Jiang Bin, spokesperson for China's Ministry of National Defense, at a regular press briefing in Beijing, China, May 28, 2026. (Photo: VCG)
China's Ministry of National Defense has urged the United States to approach the Taiwan question with utmost prudence.
Ministry spokesperson Jiang Bin made the call at a press briefing on Thursday in response to a media query about the US pausing a $14-billion arms sale to Taiwan, while including $1 billion in the so-called "Taiwan Security Cooperation Initiative" in its National Defense Authorization Act for Fiscal Year 2027.
"China's opposition to US arms sales to China's Taiwan region is consistent and clear," Jiang said.
The US side should abide by the one-China principle and the provisions of the three China-US joint communiques, especially the August 17 Communique, and implement the important consensus reached at the meeting between the two heads of state, he said.

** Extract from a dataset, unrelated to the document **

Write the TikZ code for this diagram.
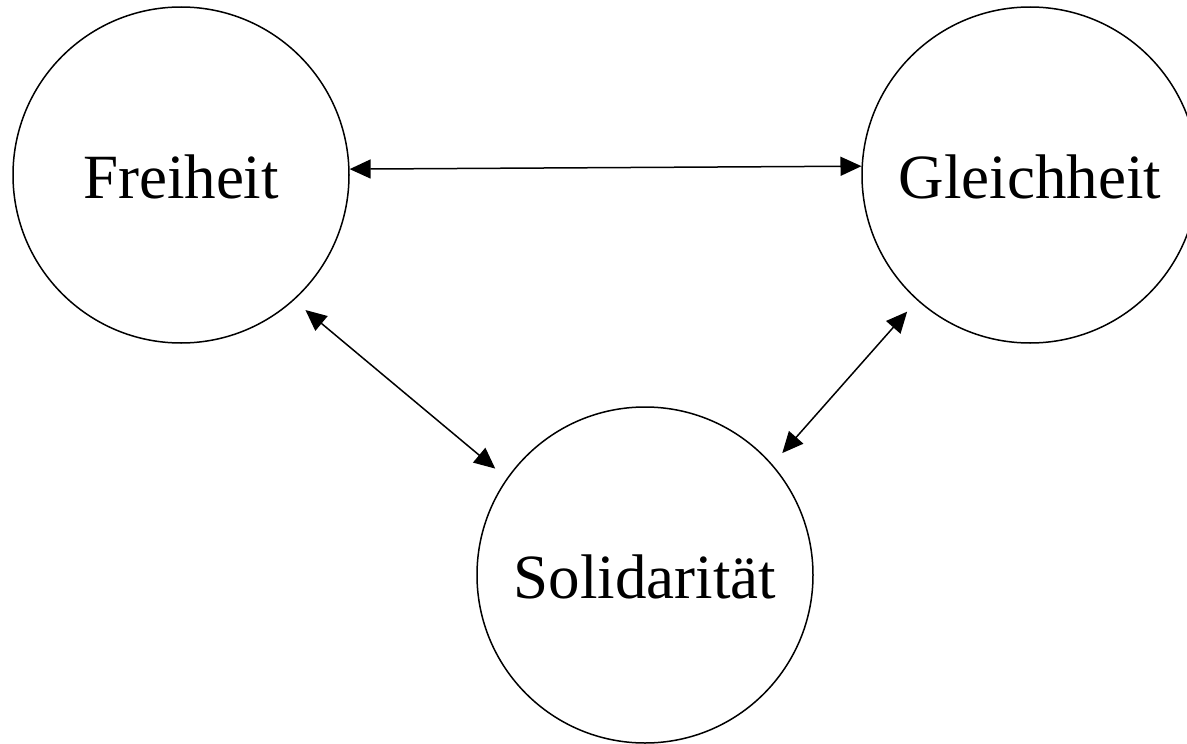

He urged the US side to honor the commitments and statements it has made to China, and take concrete actions to safeguard the stable, sound and sustainable development of China-US relations and military-to-military ties.
In the August 17 Communique signed in 1982, the US government declared it "does not seek to carry out a long-term policy of arms sales to Taiwan," and that "it intends gradually to reduce its sale of arms to Taiwan, leading, over a period of time, to a final resolution."